* **Exercise goal**:
Among the entries below, which lines run from the line with "Clone this chart" through the line with "ReferenceLine, ReferenceArea, ReferenceDot"? Retype those, both ends included, exactly and without pictures.

* **Dataset excerpts**:

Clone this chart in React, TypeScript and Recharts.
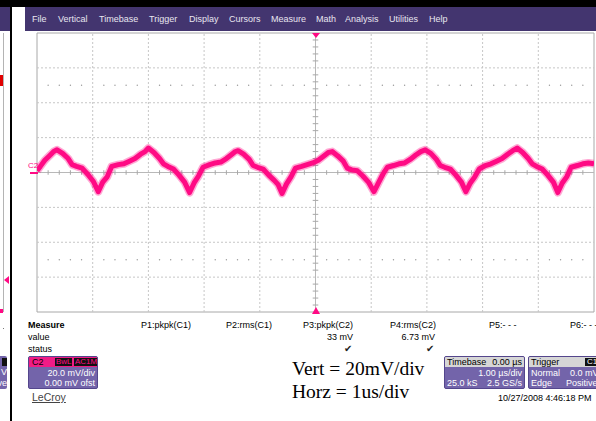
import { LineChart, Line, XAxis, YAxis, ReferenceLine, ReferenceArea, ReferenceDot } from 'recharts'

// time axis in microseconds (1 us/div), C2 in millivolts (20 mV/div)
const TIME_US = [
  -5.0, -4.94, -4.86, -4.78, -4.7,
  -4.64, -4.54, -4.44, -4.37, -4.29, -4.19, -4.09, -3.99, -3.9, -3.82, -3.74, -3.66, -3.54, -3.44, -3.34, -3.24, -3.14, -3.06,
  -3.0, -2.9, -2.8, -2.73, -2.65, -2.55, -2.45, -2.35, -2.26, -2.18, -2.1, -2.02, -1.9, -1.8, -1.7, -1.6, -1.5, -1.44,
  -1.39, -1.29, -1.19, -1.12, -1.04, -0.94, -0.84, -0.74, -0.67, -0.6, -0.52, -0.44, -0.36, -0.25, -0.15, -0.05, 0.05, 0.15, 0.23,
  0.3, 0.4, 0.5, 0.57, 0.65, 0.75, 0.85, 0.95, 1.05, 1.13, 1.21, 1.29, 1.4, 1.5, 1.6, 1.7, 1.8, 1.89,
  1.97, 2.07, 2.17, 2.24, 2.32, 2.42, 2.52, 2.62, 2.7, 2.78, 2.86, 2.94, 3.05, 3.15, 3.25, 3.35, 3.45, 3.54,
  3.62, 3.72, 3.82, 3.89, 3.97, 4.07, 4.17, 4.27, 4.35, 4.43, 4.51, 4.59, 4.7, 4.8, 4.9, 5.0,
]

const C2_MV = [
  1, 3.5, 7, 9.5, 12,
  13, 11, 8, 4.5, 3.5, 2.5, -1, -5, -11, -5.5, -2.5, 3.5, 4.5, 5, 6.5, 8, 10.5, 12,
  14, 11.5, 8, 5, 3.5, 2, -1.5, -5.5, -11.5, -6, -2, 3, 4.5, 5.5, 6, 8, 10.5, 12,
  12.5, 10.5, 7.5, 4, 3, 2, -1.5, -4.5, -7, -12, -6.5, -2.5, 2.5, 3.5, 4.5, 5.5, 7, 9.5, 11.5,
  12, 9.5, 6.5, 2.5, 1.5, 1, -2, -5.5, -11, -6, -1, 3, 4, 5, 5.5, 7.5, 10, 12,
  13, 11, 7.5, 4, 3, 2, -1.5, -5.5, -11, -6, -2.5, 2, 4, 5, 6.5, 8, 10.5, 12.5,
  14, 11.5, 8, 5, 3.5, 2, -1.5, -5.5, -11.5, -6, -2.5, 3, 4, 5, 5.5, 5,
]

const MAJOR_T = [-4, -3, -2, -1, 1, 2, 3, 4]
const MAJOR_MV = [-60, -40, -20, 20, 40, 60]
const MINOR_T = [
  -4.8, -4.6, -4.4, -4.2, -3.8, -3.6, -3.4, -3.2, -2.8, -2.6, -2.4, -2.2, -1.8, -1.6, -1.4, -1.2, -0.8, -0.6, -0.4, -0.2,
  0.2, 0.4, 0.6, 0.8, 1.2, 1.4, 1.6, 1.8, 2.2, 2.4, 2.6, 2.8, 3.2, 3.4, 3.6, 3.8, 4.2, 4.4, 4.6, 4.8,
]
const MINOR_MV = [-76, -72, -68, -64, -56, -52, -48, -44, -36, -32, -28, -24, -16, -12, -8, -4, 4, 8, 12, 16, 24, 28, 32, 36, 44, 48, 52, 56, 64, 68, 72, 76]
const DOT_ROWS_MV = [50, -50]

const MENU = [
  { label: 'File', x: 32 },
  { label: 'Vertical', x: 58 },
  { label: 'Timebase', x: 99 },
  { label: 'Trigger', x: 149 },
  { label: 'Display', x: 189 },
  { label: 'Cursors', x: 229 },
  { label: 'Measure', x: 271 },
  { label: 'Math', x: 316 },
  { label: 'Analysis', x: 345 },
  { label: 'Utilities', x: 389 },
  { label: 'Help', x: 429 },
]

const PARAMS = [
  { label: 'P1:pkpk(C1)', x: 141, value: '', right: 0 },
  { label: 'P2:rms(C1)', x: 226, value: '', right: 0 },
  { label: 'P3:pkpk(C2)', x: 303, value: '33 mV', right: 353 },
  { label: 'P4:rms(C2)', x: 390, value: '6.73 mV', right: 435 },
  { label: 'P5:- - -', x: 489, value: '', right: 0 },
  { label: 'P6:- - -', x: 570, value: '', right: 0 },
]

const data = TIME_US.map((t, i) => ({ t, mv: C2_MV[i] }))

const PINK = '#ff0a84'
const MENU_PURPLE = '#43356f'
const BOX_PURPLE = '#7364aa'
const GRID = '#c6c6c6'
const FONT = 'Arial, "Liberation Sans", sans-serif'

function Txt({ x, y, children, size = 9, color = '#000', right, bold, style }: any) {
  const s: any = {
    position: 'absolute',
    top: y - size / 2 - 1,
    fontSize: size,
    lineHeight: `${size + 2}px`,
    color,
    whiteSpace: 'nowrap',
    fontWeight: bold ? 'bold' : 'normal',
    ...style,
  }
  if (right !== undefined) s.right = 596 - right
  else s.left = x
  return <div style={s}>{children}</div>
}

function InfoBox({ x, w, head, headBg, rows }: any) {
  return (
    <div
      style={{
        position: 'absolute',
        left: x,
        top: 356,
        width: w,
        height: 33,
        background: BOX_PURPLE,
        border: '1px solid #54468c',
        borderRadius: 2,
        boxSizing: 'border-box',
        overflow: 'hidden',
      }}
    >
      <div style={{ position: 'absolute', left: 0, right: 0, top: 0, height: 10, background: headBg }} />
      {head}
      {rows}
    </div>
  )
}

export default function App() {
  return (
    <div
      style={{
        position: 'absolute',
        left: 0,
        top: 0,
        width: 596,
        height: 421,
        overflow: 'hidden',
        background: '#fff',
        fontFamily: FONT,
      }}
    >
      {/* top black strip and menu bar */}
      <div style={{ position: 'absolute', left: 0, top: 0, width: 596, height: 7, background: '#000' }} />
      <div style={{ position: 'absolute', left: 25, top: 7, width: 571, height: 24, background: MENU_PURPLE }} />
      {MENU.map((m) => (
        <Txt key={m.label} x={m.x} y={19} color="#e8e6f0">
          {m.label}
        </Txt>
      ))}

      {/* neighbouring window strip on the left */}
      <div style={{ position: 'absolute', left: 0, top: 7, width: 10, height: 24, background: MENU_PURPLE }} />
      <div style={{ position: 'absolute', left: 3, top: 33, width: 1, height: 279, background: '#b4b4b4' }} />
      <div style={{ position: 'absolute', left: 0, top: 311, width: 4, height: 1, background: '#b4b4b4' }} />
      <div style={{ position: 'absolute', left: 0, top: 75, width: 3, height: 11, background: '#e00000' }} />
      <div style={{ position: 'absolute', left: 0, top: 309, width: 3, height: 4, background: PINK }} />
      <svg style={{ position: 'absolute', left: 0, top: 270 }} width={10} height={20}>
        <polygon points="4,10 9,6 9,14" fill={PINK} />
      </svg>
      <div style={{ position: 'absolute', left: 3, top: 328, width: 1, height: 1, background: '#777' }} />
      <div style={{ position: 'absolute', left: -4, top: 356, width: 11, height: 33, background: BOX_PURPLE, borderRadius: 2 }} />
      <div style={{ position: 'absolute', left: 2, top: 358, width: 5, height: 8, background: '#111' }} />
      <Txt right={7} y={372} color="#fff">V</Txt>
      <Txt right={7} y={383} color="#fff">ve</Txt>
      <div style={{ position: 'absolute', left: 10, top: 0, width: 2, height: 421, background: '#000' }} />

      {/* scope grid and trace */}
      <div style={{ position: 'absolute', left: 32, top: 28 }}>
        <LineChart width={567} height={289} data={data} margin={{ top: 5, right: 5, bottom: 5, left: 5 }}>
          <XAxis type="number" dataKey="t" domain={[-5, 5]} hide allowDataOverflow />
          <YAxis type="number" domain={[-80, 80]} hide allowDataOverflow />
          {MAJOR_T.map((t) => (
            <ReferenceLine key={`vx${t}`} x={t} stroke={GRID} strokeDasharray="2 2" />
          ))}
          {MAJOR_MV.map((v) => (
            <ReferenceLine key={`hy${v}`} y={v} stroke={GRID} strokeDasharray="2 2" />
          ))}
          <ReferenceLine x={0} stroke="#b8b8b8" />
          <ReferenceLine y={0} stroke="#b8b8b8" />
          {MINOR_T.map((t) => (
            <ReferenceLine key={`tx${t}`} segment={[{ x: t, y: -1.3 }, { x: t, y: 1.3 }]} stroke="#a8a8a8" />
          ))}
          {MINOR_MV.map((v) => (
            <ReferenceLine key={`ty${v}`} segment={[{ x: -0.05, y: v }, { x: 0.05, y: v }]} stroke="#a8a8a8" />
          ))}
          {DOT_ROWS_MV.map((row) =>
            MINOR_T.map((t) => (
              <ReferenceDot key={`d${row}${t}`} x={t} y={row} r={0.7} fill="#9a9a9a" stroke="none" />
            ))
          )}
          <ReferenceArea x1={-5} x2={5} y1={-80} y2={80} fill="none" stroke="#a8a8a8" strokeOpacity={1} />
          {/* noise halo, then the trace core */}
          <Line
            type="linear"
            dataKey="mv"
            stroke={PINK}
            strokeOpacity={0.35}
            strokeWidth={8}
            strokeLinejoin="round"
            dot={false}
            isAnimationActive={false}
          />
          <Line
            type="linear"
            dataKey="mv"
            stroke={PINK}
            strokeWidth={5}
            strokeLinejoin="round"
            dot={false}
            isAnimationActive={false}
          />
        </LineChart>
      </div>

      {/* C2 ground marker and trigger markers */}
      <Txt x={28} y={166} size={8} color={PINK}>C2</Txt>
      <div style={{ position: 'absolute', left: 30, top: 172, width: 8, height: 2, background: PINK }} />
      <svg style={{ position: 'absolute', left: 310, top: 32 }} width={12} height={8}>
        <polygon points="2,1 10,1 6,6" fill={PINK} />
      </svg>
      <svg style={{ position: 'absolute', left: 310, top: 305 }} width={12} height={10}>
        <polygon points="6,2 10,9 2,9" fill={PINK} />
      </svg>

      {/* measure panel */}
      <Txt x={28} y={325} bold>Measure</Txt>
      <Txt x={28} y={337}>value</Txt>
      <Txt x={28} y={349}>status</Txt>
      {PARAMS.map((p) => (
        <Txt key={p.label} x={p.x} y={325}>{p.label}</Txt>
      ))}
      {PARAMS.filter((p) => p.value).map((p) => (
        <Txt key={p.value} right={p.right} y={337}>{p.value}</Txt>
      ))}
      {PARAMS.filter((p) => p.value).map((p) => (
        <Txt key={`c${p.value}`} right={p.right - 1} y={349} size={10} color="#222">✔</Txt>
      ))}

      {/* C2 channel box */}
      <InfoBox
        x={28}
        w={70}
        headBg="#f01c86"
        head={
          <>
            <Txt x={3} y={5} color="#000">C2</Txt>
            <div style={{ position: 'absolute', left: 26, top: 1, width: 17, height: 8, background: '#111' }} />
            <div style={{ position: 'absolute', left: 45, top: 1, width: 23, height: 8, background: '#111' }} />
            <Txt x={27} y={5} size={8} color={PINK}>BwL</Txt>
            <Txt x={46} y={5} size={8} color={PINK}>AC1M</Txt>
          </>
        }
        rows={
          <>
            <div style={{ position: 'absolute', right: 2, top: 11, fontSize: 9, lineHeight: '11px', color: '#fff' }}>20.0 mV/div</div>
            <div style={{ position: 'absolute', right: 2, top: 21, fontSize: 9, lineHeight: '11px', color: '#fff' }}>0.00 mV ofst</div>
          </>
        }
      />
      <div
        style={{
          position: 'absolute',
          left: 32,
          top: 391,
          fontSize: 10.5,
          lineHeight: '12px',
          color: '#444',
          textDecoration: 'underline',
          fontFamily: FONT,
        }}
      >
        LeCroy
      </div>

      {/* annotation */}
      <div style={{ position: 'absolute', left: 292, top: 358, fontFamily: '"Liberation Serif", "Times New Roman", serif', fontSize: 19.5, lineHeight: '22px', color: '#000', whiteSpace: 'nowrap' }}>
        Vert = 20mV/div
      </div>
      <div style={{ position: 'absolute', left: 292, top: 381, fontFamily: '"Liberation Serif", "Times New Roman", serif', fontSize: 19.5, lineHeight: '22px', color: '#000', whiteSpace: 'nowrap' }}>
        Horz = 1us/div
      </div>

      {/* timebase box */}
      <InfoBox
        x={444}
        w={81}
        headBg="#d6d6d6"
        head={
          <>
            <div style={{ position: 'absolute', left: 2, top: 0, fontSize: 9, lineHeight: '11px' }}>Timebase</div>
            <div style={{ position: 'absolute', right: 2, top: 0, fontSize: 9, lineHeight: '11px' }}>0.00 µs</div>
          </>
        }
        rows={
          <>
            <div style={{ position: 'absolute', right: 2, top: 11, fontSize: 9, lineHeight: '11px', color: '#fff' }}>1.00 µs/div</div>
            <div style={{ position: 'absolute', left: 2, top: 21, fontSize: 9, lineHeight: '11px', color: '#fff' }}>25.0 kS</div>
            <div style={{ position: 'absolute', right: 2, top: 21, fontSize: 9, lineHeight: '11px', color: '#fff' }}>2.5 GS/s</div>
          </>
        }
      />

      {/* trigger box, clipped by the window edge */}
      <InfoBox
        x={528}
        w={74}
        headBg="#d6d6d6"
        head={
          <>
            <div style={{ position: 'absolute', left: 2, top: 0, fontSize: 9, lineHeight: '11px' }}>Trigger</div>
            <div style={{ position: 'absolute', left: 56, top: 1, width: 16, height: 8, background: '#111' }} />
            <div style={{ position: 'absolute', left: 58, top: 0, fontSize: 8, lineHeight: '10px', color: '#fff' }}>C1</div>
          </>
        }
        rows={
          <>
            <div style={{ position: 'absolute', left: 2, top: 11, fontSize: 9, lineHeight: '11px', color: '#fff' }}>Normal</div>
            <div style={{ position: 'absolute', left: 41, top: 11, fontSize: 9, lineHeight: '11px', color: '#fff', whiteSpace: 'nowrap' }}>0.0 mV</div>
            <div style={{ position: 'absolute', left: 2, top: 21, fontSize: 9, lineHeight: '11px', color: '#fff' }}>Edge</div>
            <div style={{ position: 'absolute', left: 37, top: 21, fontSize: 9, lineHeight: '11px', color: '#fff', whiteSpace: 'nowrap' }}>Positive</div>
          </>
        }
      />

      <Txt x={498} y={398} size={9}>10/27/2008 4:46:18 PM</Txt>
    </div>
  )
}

---

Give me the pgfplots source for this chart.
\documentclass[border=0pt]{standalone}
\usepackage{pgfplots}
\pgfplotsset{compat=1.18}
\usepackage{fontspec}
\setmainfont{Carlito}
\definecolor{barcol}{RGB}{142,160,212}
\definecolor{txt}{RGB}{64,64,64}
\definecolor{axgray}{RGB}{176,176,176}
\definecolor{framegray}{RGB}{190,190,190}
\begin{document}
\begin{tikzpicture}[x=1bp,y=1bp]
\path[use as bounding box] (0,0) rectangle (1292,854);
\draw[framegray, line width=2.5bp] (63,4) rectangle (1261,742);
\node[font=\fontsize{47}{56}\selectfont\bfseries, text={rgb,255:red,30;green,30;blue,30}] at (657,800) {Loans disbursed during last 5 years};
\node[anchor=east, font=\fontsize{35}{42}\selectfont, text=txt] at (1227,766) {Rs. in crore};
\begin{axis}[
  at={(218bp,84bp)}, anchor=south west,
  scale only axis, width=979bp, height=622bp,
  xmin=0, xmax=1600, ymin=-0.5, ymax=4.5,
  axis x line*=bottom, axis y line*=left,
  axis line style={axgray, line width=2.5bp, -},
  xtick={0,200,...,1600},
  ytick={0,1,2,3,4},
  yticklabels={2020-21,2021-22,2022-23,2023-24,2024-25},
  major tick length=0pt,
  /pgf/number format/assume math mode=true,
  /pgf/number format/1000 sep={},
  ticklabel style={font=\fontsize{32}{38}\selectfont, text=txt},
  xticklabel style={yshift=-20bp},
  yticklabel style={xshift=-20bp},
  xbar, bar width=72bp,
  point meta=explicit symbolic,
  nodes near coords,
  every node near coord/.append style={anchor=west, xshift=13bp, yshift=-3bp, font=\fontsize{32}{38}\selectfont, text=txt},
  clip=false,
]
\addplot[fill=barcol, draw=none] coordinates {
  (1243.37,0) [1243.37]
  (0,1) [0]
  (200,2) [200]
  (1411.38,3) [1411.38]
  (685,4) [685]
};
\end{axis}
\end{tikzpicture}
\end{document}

* * *

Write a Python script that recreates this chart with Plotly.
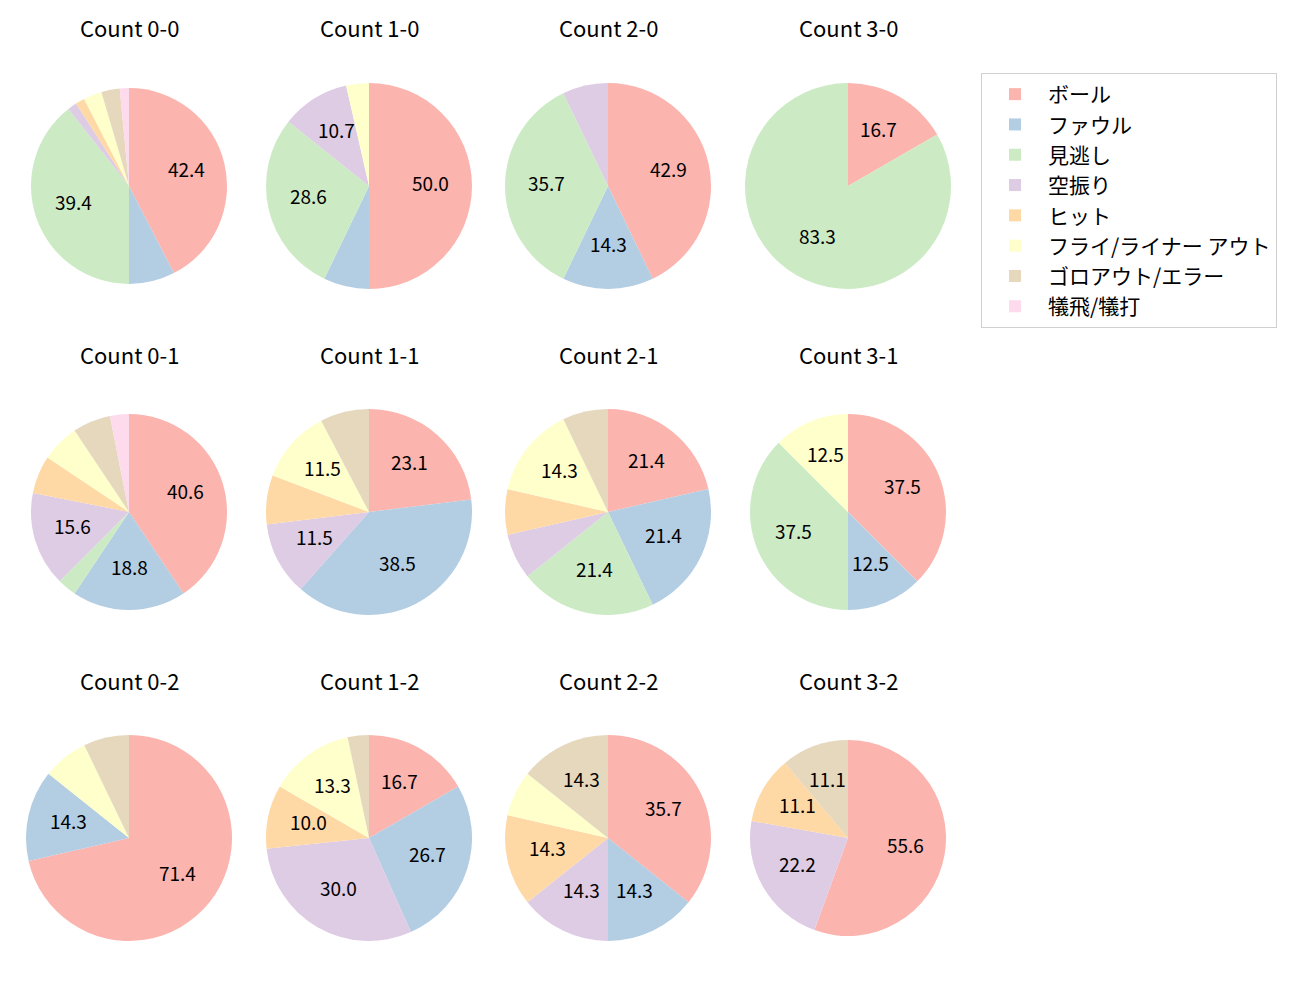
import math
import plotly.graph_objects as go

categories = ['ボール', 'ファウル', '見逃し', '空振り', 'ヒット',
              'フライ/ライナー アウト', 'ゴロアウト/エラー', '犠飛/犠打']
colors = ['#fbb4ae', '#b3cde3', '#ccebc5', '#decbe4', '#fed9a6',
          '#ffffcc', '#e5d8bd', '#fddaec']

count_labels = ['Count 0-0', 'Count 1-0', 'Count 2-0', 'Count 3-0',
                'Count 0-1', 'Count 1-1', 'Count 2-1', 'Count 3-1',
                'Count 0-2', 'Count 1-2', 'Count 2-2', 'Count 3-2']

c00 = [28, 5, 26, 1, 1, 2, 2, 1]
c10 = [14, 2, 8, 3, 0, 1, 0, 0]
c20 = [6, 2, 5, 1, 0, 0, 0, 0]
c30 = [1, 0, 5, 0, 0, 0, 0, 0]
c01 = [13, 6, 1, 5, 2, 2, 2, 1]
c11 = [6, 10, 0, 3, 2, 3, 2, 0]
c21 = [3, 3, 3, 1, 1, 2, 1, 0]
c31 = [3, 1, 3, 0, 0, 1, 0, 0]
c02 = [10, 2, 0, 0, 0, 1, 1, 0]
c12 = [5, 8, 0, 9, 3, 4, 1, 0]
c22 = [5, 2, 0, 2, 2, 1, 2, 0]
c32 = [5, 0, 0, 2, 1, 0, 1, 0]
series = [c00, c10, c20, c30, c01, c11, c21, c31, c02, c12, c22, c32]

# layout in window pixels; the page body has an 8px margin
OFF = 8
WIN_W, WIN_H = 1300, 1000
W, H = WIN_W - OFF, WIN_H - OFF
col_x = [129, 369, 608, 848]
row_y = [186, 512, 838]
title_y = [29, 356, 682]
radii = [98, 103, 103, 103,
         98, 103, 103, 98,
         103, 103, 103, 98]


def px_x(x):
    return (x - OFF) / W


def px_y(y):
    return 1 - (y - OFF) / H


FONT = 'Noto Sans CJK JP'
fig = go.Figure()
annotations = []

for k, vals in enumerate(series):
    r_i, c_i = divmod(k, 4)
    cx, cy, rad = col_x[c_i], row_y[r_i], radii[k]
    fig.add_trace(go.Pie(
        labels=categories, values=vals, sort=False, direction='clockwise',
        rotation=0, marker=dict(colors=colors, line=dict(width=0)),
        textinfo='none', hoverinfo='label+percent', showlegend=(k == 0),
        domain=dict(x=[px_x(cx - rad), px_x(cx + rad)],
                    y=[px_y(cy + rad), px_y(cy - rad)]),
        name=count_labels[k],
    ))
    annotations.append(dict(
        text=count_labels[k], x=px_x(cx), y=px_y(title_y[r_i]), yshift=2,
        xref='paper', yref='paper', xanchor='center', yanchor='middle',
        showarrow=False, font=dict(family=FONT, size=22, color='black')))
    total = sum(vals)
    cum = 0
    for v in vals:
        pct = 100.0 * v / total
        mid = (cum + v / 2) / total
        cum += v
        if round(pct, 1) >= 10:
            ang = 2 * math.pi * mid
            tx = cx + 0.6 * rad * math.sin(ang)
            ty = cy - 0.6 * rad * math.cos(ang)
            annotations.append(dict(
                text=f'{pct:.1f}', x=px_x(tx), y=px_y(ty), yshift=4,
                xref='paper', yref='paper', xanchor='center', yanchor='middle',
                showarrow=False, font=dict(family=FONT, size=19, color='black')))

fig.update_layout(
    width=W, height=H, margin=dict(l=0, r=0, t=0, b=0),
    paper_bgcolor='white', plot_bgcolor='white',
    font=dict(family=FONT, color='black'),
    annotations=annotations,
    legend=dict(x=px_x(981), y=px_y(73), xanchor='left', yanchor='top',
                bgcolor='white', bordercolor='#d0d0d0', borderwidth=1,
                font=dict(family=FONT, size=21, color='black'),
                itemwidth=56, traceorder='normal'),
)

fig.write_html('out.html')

* **Full output**:
Clone this chart in React, TypeScript and Recharts.
import { LineChart, Line, XAxis, YAxis, ReferenceLine, ReferenceArea, ReferenceDot } from 'recharts'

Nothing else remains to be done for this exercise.